There was another play that got the guys at the Grille buzzing, Mikko Koivu's collision with Niklas Kornvall on the game winner in the Wild-Red Wings game.

"Why isn't that interference?" one of the guys wondered. No one knew.

Well, someone knew. He just wasn't at the Grille with us. Former NHL ref Kerry Fraser, whose TSN blog always clarifies the way the game is officiaiated, explained today that when two players are racing for a puck and both intend a physical confrontation, the officials consider it a strength on strength battle and won't assess a penalty for body contact.

"On this play, Koivu had the lead lane in pursuit of a loose puck," Kerry writes. "Kronwall was close on his heels and actually initiated contact when he brought his stick down onto the shaft of Koivu's stick to control, contain and eliminate Koivu's ability to play the puck with his stick. At this point we have a legal battle as both players are now engaged through physical contact.

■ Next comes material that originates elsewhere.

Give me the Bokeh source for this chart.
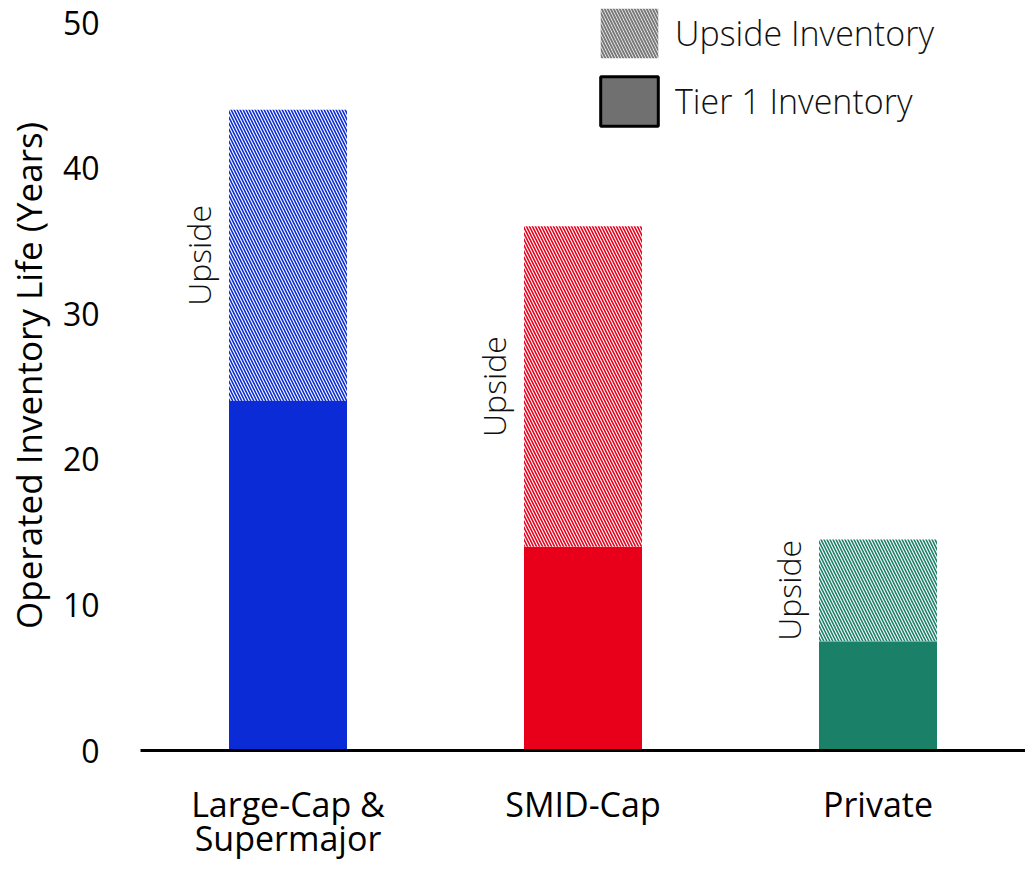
import math
from bokeh.plotting import figure
from bokeh.models import ColumnDataSource, FactorRange, Range1d, Legend, LegendItem
from bokeh.core.properties import value
from bokeh.embed import file_html
from bokeh.resources import INLINE

categories = ["Large-Cap &\nSupermajor", "SMID-Cap", "Private"]
tier1 = [24, 14, 7.5]
total = [44, 36, 14.5]
colors = ["#0A2BD6", "#E8001B", "#1A8068"]
upside_label = ["Upside", "Upside", "Upside"]
y_ticks = [0, 10, 20, 30, 40, 50]

FONT = "Open Sans"
LIGHT = "'Open Sans Light', 'Open Sans'"

mid = [(a + b) / 2 for a, b in zip(tier1, total)]
src = ColumnDataSource(dict(cat=categories, tier1=tier1, total=total,
                            color=colors, mid=mid, lab=upside_label))

# frame starts at the very top so the legend (clipped to the frame) fits;
# the axis still reads 0-50 with 50 sitting ~22px below the top.
p = figure(x_range=FactorRange(*categories), y_range=Range1d(0, 51.51),
           width=1025, height=870, output_backend="svg", toolbar_location=None,
           min_border_left=140, min_border_right=0, min_border_top=0,
           min_border_bottom=120)

p.vbar(x="cat", bottom=0, top="tier1", width=0.4, source=src,
       fill_color="color", line_color=None)
p.vbar(x="cat", bottom="tier1", top="total", width=0.4, source=src,
       fill_color="white", line_color=None, hatch_pattern="\\",
       hatch_color="color", hatch_scale=6, hatch_weight=1.6)

p.text(x="cat", y="mid", text="lab", source=src, x_offset=-90,
       angle=math.pi / 2, text_align="center", text_baseline="middle",
       text_font=value(LIGHT), text_font_size="32px", text_color="#111111")

# legend proxies (hidden renderers that only supply the legend swatches)
r_up = p.vbar(x=categories[:1], top=total[:1], width=0.4, fill_color="white",
              line_color=None, hatch_pattern="\\", hatch_color="#7a7a7a",
              hatch_scale=6, hatch_weight=2, visible=False)
r_t1 = p.vbar(x=categories[:1], top=tier1[:1], width=0.4, fill_color="#707070",
              line_color="black", line_width=3, visible=False)
legend = Legend(items=[LegendItem(label="Upside Inventory", renderers=[r_up]),
                       LegendItem(label="Tier 1 Inventory", renderers=[r_t1])],
                location=(453, 618), glyph_width=72, glyph_height=62,
                label_height=62, label_standoff=10, spacing=6, padding=0,
                margin=0, border_line_color=None, background_fill_alpha=0,
                label_text_font=LIGHT, label_text_font_size="34px",
                label_text_color="#111111", label_text_baseline="middle")
p.add_layout(legend)

p.grid.visible = False
p.outline_line_color = None

p.xaxis.axis_line_color = "black"
p.xaxis.axis_line_width = 3
p.xaxis.major_tick_line_color = None
p.xaxis.minor_tick_line_color = None
p.xaxis.major_label_standoff = 24
p.xaxis.major_label_text_font = FONT
p.xaxis.major_label_text_font_size = "34px"
p.xaxis.major_label_text_line_height = 0.74
p.xaxis.major_label_text_color = "black"

p.yaxis.ticker = y_ticks
p.yaxis.axis_line_color = None
p.yaxis.major_tick_line_color = None
p.yaxis.minor_tick_line_color = None
p.yaxis.major_label_standoff = 35
p.yaxis.major_label_text_font = FONT
p.yaxis.major_label_text_font_size = "32px"
p.yaxis.major_label_text_color = "black"
p.yaxis.axis_label = "Operated Inventory Life (Years)"
p.yaxis.axis_label_text_font = FONT
p.yaxis.axis_label_text_font_style = "normal"
p.yaxis.axis_label_text_font_size = "35px"
p.yaxis.axis_label_text_color = "black"
p.yaxis.axis_label_standoff = 8

open("out.html", "w").write(file_html(p, INLINE))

"If Kronwall continued his back pressure pursuit odds are he would attempt to muscle or even body check Koivu to the boards to contain or even eliminate him. The battle stage was set but what Kronwall wasn't counting on is that Koivu would throw on the binders, lurch backwards and initiate contact of his own. There was no elbow, no hit to the head but a back shoulder check designed to create space or eliminate a willing combatant. Since Kronwall had initiated pursuit and contact with his stick the engagement was completed when Koivu beat him to the punch with a strength maneuver that is presently deemed legal."

Thanks, Kerry. You are welcome to join us at the Grille any time.

But the most memorable play from last night was this goal by the Canuck Cody Hodgson who, before taking a pass from Maxim Lapierre, came gliding into the play late, not moving his legs for about 30 feet and looking for all the world like a metal table hockey player being pushed forward at the end of a rod.

Watching that one at the Grille made you think about what you were drinking.